* [The request]: Give every line of the data again, unchanged, but with no pictures.

--------------------------------------------------

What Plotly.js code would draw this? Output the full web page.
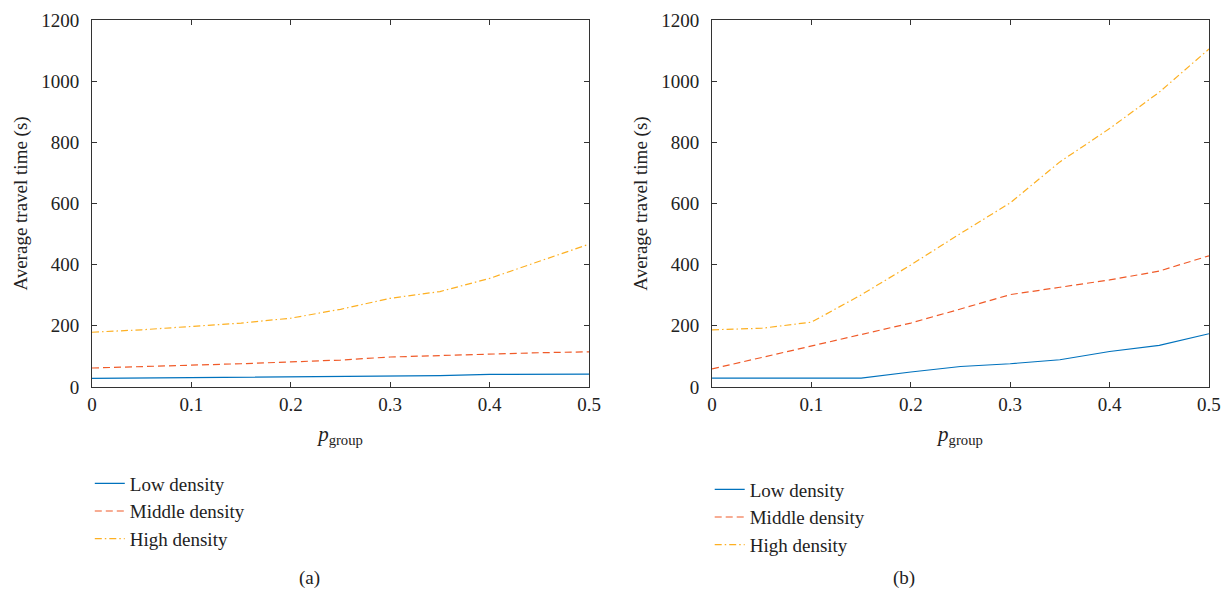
<!DOCTYPE html>
<html>
<head>
<meta charset="utf-8">
<script src="https://cdn.plot.ly/plotly-3.0.1.min.js"></script>
<style>html,body{margin:0;padding:0;background:#fff;}#chart{width:1230px;height:597px;}</style>
</head>
<body>
<div id="chart"></div>
<script>
const pGroup = [0, 0.05, 0.1, 0.15, 0.2, 0.25, 0.3, 0.35, 0.4, 0.45, 0.5];
const seriesNames = ['Low density', 'Middle density', 'High density'];
// Panel (a)
const lowA    = [28, 29, 30, 32, 34, 34, 35, 37, 41, 41, 42];
const middleA = [62, 66, 71, 76, 82, 88, 98, 103, 109, 112, 115];
const highA   = [179, 187, 198, 209, 225, 254, 290, 312, 355, 410, 467];
// Panel (b)
const lowB    = [29, 29, 29, 29, 49, 67, 76, 89, 116, 136, 174];
const middleB = [59, 97, 135, 171, 209, 255, 302, 326, 350, 379, 429];
const highB   = [187, 192, 212, 301, 399, 502, 602, 736, 845, 964, 1105];
const yTicks = [0, 200, 400, 600, 800, 1000, 1200];
const xTicks = [0, 0.1, 0.2, 0.3, 0.4, 0.5];
const panelLabels = ['(a)', '(b)'];

const colors = ['#0072BD', '#F05A28', '#FDB022'];
const dashes = ['solid', '7px,4px', '7px,3px,1.5px,3px'];
const FONT = 'Liberation Serif, DejaVu Serif, serif';

function mk(y, i, xa, ya, leg) {
  return {
    x: pGroup, y: y, type: 'scatter', mode: 'lines', name: seriesNames[i],
    xaxis: xa, yaxis: ya, legend: leg, legendgroup: leg + i,
    line: {color: colors[i], dash: dashes[i], width: 1.2}
  };
}
const data = [
  mk(lowA, 0, 'x', 'y', 'legend'), mk(middleA, 1, 'x', 'y', 'legend'), mk(highA, 2, 'x', 'y', 'legend'),
  mk(lowB, 0, 'x2', 'y2', 'legend2'), mk(middleB, 1, 'x2', 'y2', 'legend2'), mk(highB, 2, 'x2', 'y2', 'legend2')
];

function xax(dom, anchor) {
  return {
    domain: dom, anchor: anchor, range: [0, 0.5], tickvals: xTicks,
    ticktext: xTicks.map(v => String(v)),
    ticks: 'inside', ticklen: 5, tickcolor: '#333', mirror: 'ticks',
    showline: true, linecolor: '#333', linewidth: 1, showgrid: false, zeroline: false,
    tickfont: {family: FONT, size: 19, color: '#222'}, ticklabelstandoff: 0,
    title: {text: '<i>p</i><sub>group</sub>', font: {family: FONT, size: 21, color: '#222'}, standoff: 12}
  };
}
function yax(anchor) {
  return {
    domain: [0.3518, 0.9665], anchor: anchor, range: [0, 1200], tickvals: yTicks,
    ticks: 'inside', ticklen: 5, tickcolor: '#333', mirror: 'ticks',
    showline: true, linecolor: '#333', linewidth: 1, showgrid: false, zeroline: false,
    tickfont: {family: FONT, size: 19, color: '#222'}, ticklabelstandoff: 8,
    title: {text: 'Average travel time (s)', font: {family: FONT, size: 19, color: '#222'}, standoff: 8}
  };
}
function leg(xp, yp) {
  return {
    x: xp, y: yp, xref: 'paper', yref: 'paper', xanchor: 'left', yanchor: 'top',
    font: {family: FONT, size: 19, color: '#222'}, bgcolor: 'rgba(0,0,0,0)',
    traceorder: 'grouped', tracegroupgap: 0, itemwidth: 30
  };
}

const layout = {
  width: 1230, height: 597, margin: {l: 0, r: 0, t: 0, b: 0},
  paper_bgcolor: '#fff', plot_bgcolor: '#fff', showlegend: true,
  xaxis: xax([0.0748, 0.4789], 'y'), yaxis: yax('x'),
  xaxis2: xax([0.5789, 0.9829], 'y2'), yaxis2: yax('x2'),
  legend: leg(0.073, 0.222),
  legend2: leg(0.577, 0.212),
  annotations: [
    {text: panelLabels[0], x: 0.2415, y: 0.032, xref: 'paper', yref: 'paper', yanchor: 'middle', showarrow: false,
     font: {family: FONT, size: 19, color: '#222'}},
    {text: panelLabels[1], x: 0.7456, y: 0.032, xref: 'paper', yref: 'paper', yanchor: 'middle', showarrow: false,
     font: {family: FONT, size: 19, color: '#222'}}
  ]
};
Plotly.newPlot('chart', data, layout, {displayModeBar: false, staticPlot: true});
</script>
</body>
</html>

--------------------------------------------------

* [Written solution]:
What Plotly.js code would draw this? Output the full web page.
<!DOCTYPE html>
<html>
<head>
<meta charset="utf-8">
<script src="https://cdn.plot.ly/plotly-3.0.1.min.js"></script>
<style>html,body{margin:0;padding:0;background:#fff;}#chart{width:1230px;height:597px;}</style>
</head>
<body>
<div id="chart"></div>
<script>
const pGroup = [0, 0.05, 0.1, 0.15, 0.2, 0.25, 0.3, 0.35, 0.4, 0.45, 0.5];
const seriesNames = ['Low density', 'Middle density', 'High density'];
// Panel (a)
const lowA    = [28, 29, 30, 32, 34, 34, 35, 37, 41, 41, 42];
const middleA = [62, 66, 71, 76, 82, 88, 98, 103, 109, 112, 115];
const highA   = [179, 187, 198, 209, 225, 254, 290, 312, 355, 410, 467];
// Panel (b)
const lowB    = [29, 29, 29, 29, 49, 67, 76, 89, 116, 136, 174];
const middleB = [59, 97, 135, 171, 209, 255, 302, 326, 350, 379, 429];
const highB   = [187, 192, 212, 301, 399, 502, 602, 736, 845, 964, 1105];
const yTicks = [0, 200, 400, 600, 800, 1000, 1200];
const xTicks = [0, 0.1, 0.2, 0.3, 0.4, 0.5];
const panelLabels = ['(a)', '(b)'];

const colors = ['#0072BD', '#F05A28', '#FDB022'];
const dashes = ['solid', '7px,4px', '7px,3px,1.5px,3px'];
const FONT = 'Liberation Serif, DejaVu Serif, serif';

function mk(y, i, xa, ya, leg) {
  return {
    x: pGroup, y: y, type: 'scatter', mode: 'lines', name: seriesNames[i],
    xaxis: xa, yaxis: ya, legend: leg, legendgroup: leg + i,
    line: {color: colors[i], dash: dashes[i], width: 1.2}
  };
}
const data = [
  mk(lowA, 0, 'x', 'y', 'legend'), mk(middleA, 1, 'x', 'y', 'legend'), mk(highA, 2, 'x', 'y', 'legend'),
  mk(lowB, 0, 'x2', 'y2', 'legend2'), mk(middleB, 1, 'x2', 'y2', 'legend2'), mk(highB, 2, 'x2', 'y2', 'legend2')
];

function xax(dom, anchor) {
  return {
    domain: dom, anchor: anchor, range: [0, 0.5], tickvals: xTicks,
    ticktext: xTicks.map(v => String(v)),
    ticks: 'inside', ticklen: 5, tickcolor: '#333', mirror: 'ticks',
    showline: true, linecolor: '#333', linewidth: 1, showgrid: false, zeroline: false,
    tickfont: {family: FONT, size: 19, color: '#222'}, ticklabelstandoff: 0,
    title: {text: '<i>p</i><sub>group</sub>', font: {family: FONT, size: 21, color: '#222'}, standoff: 12}
  };
}
function yax(anchor) {
  return {
    domain: [0.3518, 0.9665], anchor: anchor, range: [0, 1200], tickvals: yTicks,
    ticks: 'inside', ticklen: 5, tickcolor: '#333', mirror: 'ticks',
    showline: true, linecolor: '#333', linewidth: 1, showgrid: false, zeroline: false,
    tickfont: {family: FONT, size: 19, color: '#222'}, ticklabelstandoff: 8,
    title: {text: 'Average travel time (s)', font: {family: FONT, size: 19, color: '#222'}, standoff: 8}
  };
}
function leg(xp, yp) {
  return {
    x: xp, y: yp, xref: 'paper', yref: 'paper', xanchor: 'left', yanchor: 'top',
    font: {family: FONT, size: 19, color: '#222'}, bgcolor: 'rgba(0,0,0,0)',
    traceorder: 'grouped', tracegroupgap: 0, itemwidth: 30
  };
}

const layout = {
  width: 1230, height: 597, margin: {l: 0, r: 0, t: 0, b: 0},
  paper_bgcolor: '#fff', plot_bgcolor: '#fff', showlegend: true,
  xaxis: xax([0.0748, 0.4789], 'y'), yaxis: yax('x'),
  xaxis2: xax([0.5789, 0.9829], 'y2'), yaxis2: yax('x2'),
  legend: leg(0.073, 0.222),
  legend2: leg(0.577, 0.212),
  annotations: [
    {text: panelLabels[0], x: 0.2415, y: 0.032, xref: 'paper', yref: 'paper', yanchor: 'middle', showarrow: false,
     font: {family: FONT, size: 19, color: '#222'}},
    {text: panelLabels[1], x: 0.7456, y: 0.032, xref: 'paper', yref: 'paper', yanchor: 'middle', showarrow: false,
     font: {family: FONT, size: 19, color: '#222'}}
  ]
};
Plotly.newPlot('chart', data, layout, {displayModeBar: false, staticPlot: true});
</script>
</body>
</html>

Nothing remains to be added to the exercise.